▶ _Goal of the exercise_
Scan the data below. Pull out each line where "that" occurs.

▶ _Entries with chart source code_
━━━━━━━━

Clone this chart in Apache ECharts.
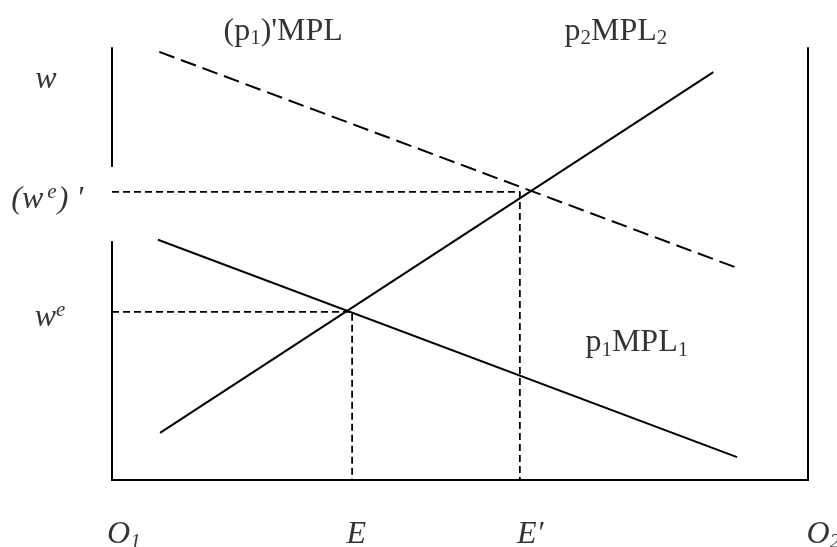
<!DOCTYPE html>
<html>
<head>
<meta charset="utf-8">
<title>labour market diagram</title>
<script src="https://cdn.jsdelivr.net/npm/echarts@6/dist/echarts.min.js"></script>
<style>
  html, body { margin: 0; padding: 0; background: #ffffff; }
  #chart { width: 837px; height: 547px; }
</style>
</head>
<body>
<div id="chart"></div>
<script>
// labour from O1 (0) to O2 (100), wage 0..100
const p1MPL1 = [[6.6, 55.6], [89.8, 5.3]];
const p1MPLshift = [[6.8, 99.1], [89.8, 49.1]];
const p2MPL2 = [[6.9, 10.9], [86.4, 94.4]];
const eqE = [34.5, 38.9];
const eqE2 = [58.6, 66.7];
// gap in the left axis behind the (w^e)' label
const axisGap = [55.3, 72.5];

// text labels: rich text, x, y
const labelText = [
  "{r|(p}{sub|1}{r|)'MPL}",
  "{r|p}{sub|2}{r|MPL}{sub|2}",
  "{r|p}{sub|1}{r|MPL}{sub|1}",
  "{i|w}",
  "{i|(w}{supsp|e}{i|) '}",
  "{i|w}{sup|e}",
  "{i|O}{isub|1}",
  "{i|E}",
  "{i|E′}",
  "{i|O}{isub|2}"
];
const labelX = [24.6, 72.4, 75.4, -9.5, -9.3, -8.9, 1.7, 35.1, 60.1, 102.2];
const labelY = [103.9, 103.9, 31.7, 92.6, 64.8, 37.5, -12.7, -12.7, -12.7, -12.7];

const chart = echarts.init(document.getElementById("chart"));

const serif = "'Liberation Serif', 'Times New Roman', serif";
const rich = {
  r: { fontFamily: serif, fontSize: 32, lineHeight: 36, color: "#000" },
  sub: { fontFamily: serif, fontSize: 21, lineHeight: 21, padding: [11, 0, 0, 0], verticalAlign: "bottom", color: "#000" },
  i: { fontFamily: serif, fontStyle: "italic", fontSize: 32, lineHeight: 36, color: "#000" },
  isub: { fontFamily: serif, fontStyle: "italic", fontSize: 21, lineHeight: 21, padding: [11, 0, 0, 0], verticalAlign: "bottom", color: "#000" },
  sup: { fontFamily: serif, fontStyle: "italic", fontSize: 21, lineHeight: 21, verticalAlign: "top", color: "#000" },
  supsp: { fontFamily: serif, fontStyle: "italic", fontSize: 21, lineHeight: 21, padding: [0, 1, 0, 4], verticalAlign: "top", color: "#000" }
};

const guide = { color: "#000", width: 1.8, type: [7, 4] };

const option = {
  animation: false,
  backgroundColor: "#ffffff",
  grid: { left: 112, right: 29, top: 48, bottom: 67 },
  xAxis: {
    type: "value", min: 0, max: 100,
    axisLine: { show: true, lineStyle: { color: "#000", width: 2 } },
    axisTick: { show: false }, axisLabel: { show: false }, splitLine: { show: false }
  },
  yAxis: [
    {
      type: "value", min: 0, max: 100, position: "left",
      axisLine: { show: true, onZero: false, lineStyle: { color: "#000", width: 2 } },
      axisTick: { show: false }, axisLabel: { show: false }, splitLine: { show: false }
    },
    {
      type: "value", min: 0, max: 100, position: "right",
      axisLine: { show: true, onZero: false, lineStyle: { color: "#000", width: 2 } },
      axisTick: { show: false }, axisLabel: { show: false }, splitLine: { show: false }
    }
  ],
  series: [
    {
      name: "p1MPL1", type: "line", data: p1MPL1, symbol: "none",
      lineStyle: { color: "#000", width: 2 }, z: 3
    },
    {
      name: "(p1)'MPL", type: "line", data: p1MPLshift, symbol: "none",
      lineStyle: { color: "#000", width: 2, type: [16, 7] }, z: 3
    },
    {
      name: "p2MPL2", type: "line", data: p2MPL2, symbol: "none",
      lineStyle: { color: "#000", width: 2 }, z: 3
    },
    {
      name: "we", type: "line", symbol: "none", lineStyle: guide,
      data: [[0, eqE[1]], [eqE[0], eqE[1]], [eqE[0], 0]]
    },
    {
      name: "we2", type: "line", symbol: "none", lineStyle: guide,
      data: [[0, eqE2[1]], [eqE2[0], eqE2[1]], [eqE2[0], 0]]
    },
    {
      name: "labels", type: "scatter", symbolSize: 0, clip: false, z: 5,
      data: labelText.map((t, k) => ({ value: [labelX[k], labelY[k]], name: t })),
      label: {
        show: true, position: "inside",
        formatter: (p) => p.name,
        rich: rich
      }
    }
  ]
};
chart.setOption(option);

const gapTop = chart.convertToPixel({ gridIndex: 0 }, [0, axisGap[1]]);
const gapBottom = chart.convertToPixel({ gridIndex: 0 }, [0, axisGap[0]]);
chart.setOption({
  graphic: [{
    type: "rect", z: 1,
    shape: { x: gapTop[0] - 4, y: gapTop[1], width: 7, height: gapBottom[1] - gapTop[1] },
    style: { fill: "#ffffff" }
  }]
});
</script>
</body>
</html>
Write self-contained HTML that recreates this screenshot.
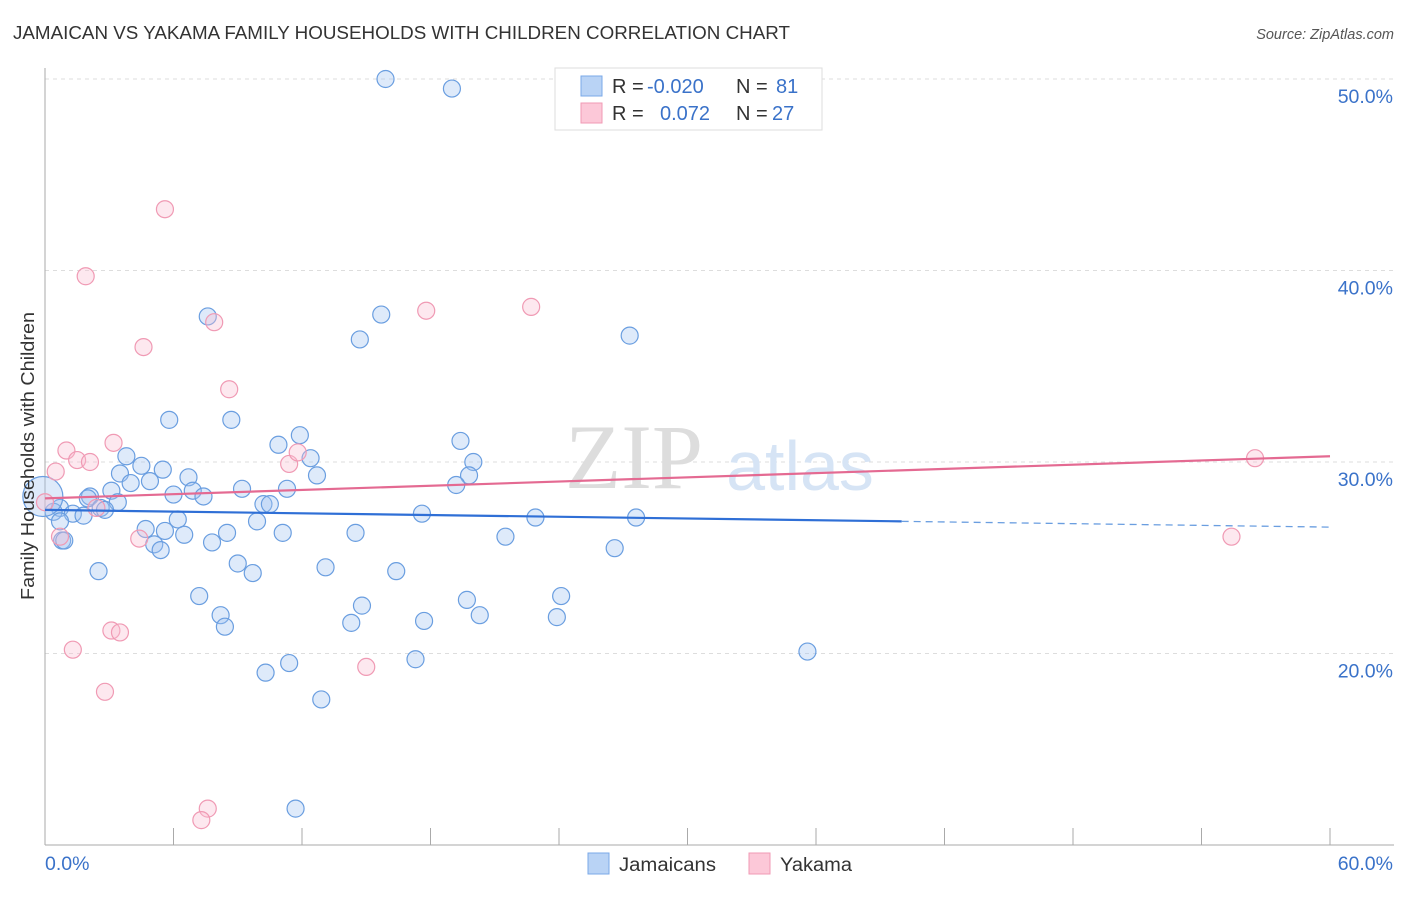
<!DOCTYPE html>
<html><head><meta charset="utf-8"><style>
body{margin:0;background:#fff;font-family:"Liberation Sans",sans-serif}
</style></head><body>
<svg width="1406" height="892" xmlns="http://www.w3.org/2000/svg" id="chart">
<text x="13" y="39" font-size="18" fill="#333" textLength="777" lengthAdjust="spacingAndGlyphs">JAMAICAN VS YAKAMA FAMILY HOUSEHOLDS WITH CHILDREN CORRELATION CHART</text>
<text x="1394" y="39" font-size="14.5" fill="#555" font-style="italic" text-anchor="end">Source: ZipAtlas.com</text>
<g id="grid"></g>
<text x="634" y="488" font-size="92" fill="#ddd" font-family="Liberation Serif" text-anchor="middle">ZIP</text>
<text x="800" y="490" font-size="70" fill="#d6e4f5" text-anchor="middle">atlas</text>
<g id="axes"></g>
<g id="pts"></g>
<g id="trend"></g>
<text x="34" y="456" font-size="18" fill="#333" text-anchor="middle" textLength="288" lengthAdjust="spacingAndGlyphs" transform="rotate(-90 34 456)">Family Households with Children</text>
<g>
<rect x="555" y="68" width="267" height="62" fill="#fff" stroke="#ddd"/>
<rect x="581" y="76" width="21" height="20" fill="#b9d3f5" stroke="#7aa8e8"/>
<rect x="581" y="103" width="21" height="20" fill="#fcc8d8" stroke="#f09ab4"/>
<text x="612" y="93" font-size="20" fill="#333">R = <tspan fill="#3a72c9" x="647">-0.020</tspan></text>
<text x="736" y="93" font-size="20" fill="#333">N = <tspan fill="#3a72c9" x="776">81</tspan></text>
<text x="612" y="120" font-size="20" fill="#333">R = <tspan fill="#3a72c9" x="660">0.072</tspan></text>
<text x="736" y="120" font-size="20" fill="#333">N = <tspan fill="#3a72c9" x="772">27</tspan></text>
</g>
<g>
<rect x="588" y="853" width="21" height="21" fill="#b9d3f5" stroke="#7aa8e8"/>
<text x="619" y="871" font-size="19" fill="#333" textLength="97" lengthAdjust="spacingAndGlyphs">Jamaicans</text>
<rect x="749" y="853" width="21" height="21" fill="#fcc8d8" stroke="#f09ab4"/>
<text x="780" y="871" font-size="19" fill="#333" textLength="72" lengthAdjust="spacingAndGlyphs">Yakama</text>
</g>
</svg>
<script>
const blueX=[15.9,19.0,7.6,15.7,14.7,27.3,5.8,8.7,19.4,11.9,10.9,12.4,3.8,4.5,20.0,3.5,5.5,6.7,12.7,4.9,19.8,4.0,9.2,11.3,19.2,3.1,6.9,2.1,6.0,7.4,2.0,3.4,10.2,10.5,0.7,1.3,2.6,2.8,0.4,1.8,0.7,4.7,5.6,6.2,9.9,17.6,22.9,27.6,8.5,6.5,11.1,14.5,21.5,0.8,5.1,5.4,7.8,26.6,9.0,9.7,13.1,16.4,2.5,7.2,14.8,19.7,24.1,8.2,8.4,14.3,17.7,20.3,23.9,35.6,17.3,11.4,10.3,12.9,11.7,0.9,-0.1];
const blueY=[50.0,49.5,37.6,37.7,36.4,36.6,32.2,32.2,31.1,31.4,30.9,30.2,30.3,29.8,30.0,29.4,29.6,29.2,29.3,29.0,29.3,28.9,28.6,28.6,28.8,28.5,28.5,28.2,28.3,28.2,28.1,27.9,27.8,27.8,27.6,27.3,27.6,27.5,27.4,27.2,26.9,26.5,26.4,27.0,26.9,27.3,27.1,27.1,26.3,26.2,26.3,26.3,26.1,25.9,25.7,25.4,25.8,25.5,24.7,24.2,24.5,24.3,24.3,23.0,22.5,22.8,23.0,22.0,21.4,21.6,21.7,22.0,21.9,20.1,19.7,19.5,19.0,17.6,11.9,25.9,28.2];
const pinkX=[5.6,1.9,4.6,7.9,17.8,22.7,8.6,1.0,3.2,1.5,2.1,11.4,11.8,0.5,56.5,0.0,2.4,4.4,0.7,55.4,3.1,3.5,1.3,2.8,15.0,7.6,7.3];
const pinkY=[43.2,39.7,36.0,37.3,37.9,38.1,33.8,30.6,31.0,30.1,30.0,29.9,30.5,29.5,30.2,27.9,27.6,26.0,26.1,26.1,21.2,21.1,20.2,18.0,19.3,11.9,11.3];
const blueTrend=[27.5,26.6];
const pinkTrend=[28.1,30.3];
const yTicks=[20,30,40,50];
const yTickLabels=["20.0%","30.0%","40.0%","50.0%"];
const xTicks=[0,6,12,18,24,30,36,42,48,54,60];
const xEdgeLabels=["0.0%","60.0%"];
const NS="http://www.w3.org/2000/svg";
const sx=v=>45+v*(1285/60);
const sy=v=>79+(50-v)*19.15;
function mk(tag,attrs,parent){const e=document.createElementNS(NS,tag);for(const k in attrs)e.setAttribute(k,attrs[k]);document.getElementById(parent).appendChild(e);return e;}
yTicks.forEach((t,i)=>{
 const l=mk('line',{x1:45,x2:1394,y1:sy(t),y2:sy(t),stroke:'#ddd','stroke-dasharray':'4 4'},'grid');
 
 
 const tx=mk('text',{x:1393,y:sy(t)+24,'font-size':19.5,fill:'#3a72c9','text-anchor':'end'},'grid');
 tx.textContent=yTickLabels[i];
 
 
});
const ax=mk('line',{x1:45,x2:45,y1:68,y2:845,stroke:'#aaa'},'axes');


const bx=mk('line',{x1:45,x2:1394,y1:845,y2:845,stroke:'#aaa'},'axes');


xTicks.forEach(t=>{
 const l=mk('line',{x1:sx(t),x2:sx(t),y1:828,y2:845,stroke:'#aaa'},'axes');
 
 
});
[[0,'start',45],[1,'end',1393]].forEach(([i,a,x])=>{
 const tx=mk('text',{x:x,y:870,'font-size':19.5,fill:'#3a72c9','text-anchor':a},'axes');
 tx.textContent=xEdgeLabels[i];
 
 
});
blueX.forEach((x,i)=>{
 const big=i===blueX.length-1;
 const c=mk('circle',{cx:sx(x),cy:sy(blueY[i]),r:big?20:8.5,fill:'rgba(160,196,240,0.35)',stroke:'#6a9ee0','stroke-width':1.2},'pts');
 
 
});
pinkX.forEach((x,i)=>{
 const c=mk('circle',{cx:sx(x),cy:sy(pinkY[i]),r:8.5,fill:'rgba(250,190,210,0.35)',stroke:'#f09ab4','stroke-width':1.2},'pts');
 
 
});
const bAt=x=>blueTrend[0]+(blueTrend[1]-blueTrend[0])*x/60;
const t1=mk('line',{x1:sx(0),y1:sy(bAt(0)),x2:sx(40),y2:sy(bAt(40)),stroke:'#2f6fd6','stroke-width':2.2},'trend');


const t2=mk('line',{x1:sx(40),y1:sy(bAt(40)),x2:sx(60),y2:sy(bAt(60)),stroke:'#6a9ee0','stroke-width':1.3,'stroke-dasharray':'7 5'},'trend');


const t3=mk('line',{x1:sx(0),y1:sy(pinkTrend[0]),x2:sx(60),y2:sy(pinkTrend[1]),stroke:'#e46a92','stroke-width':2.2},'trend');


</script>
</body></html>
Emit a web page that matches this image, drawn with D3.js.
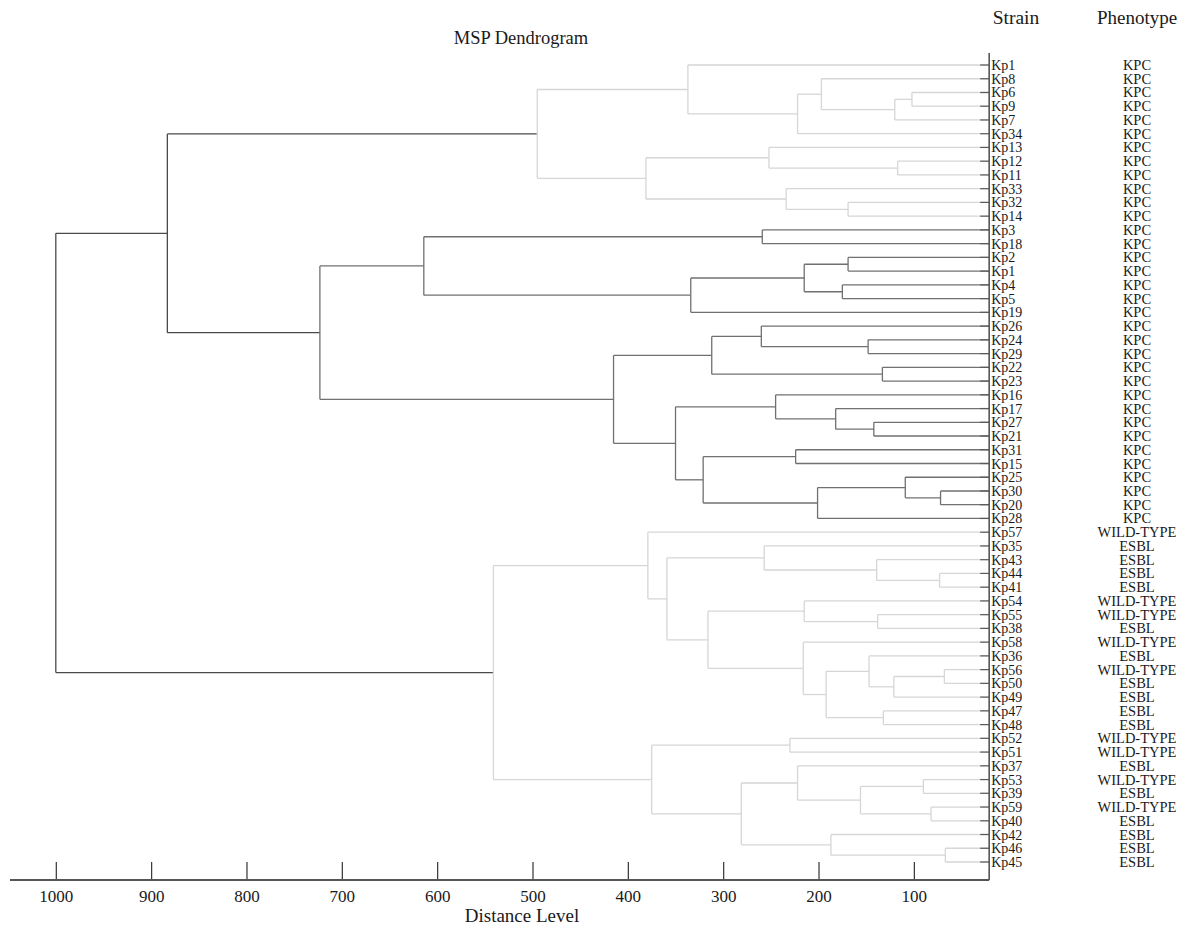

━━━━━━━━

▶ _Exercise response_
Write self-contained HTML that recreates this screenshot.
Emit a web page that matches this image, drawn with D3.js.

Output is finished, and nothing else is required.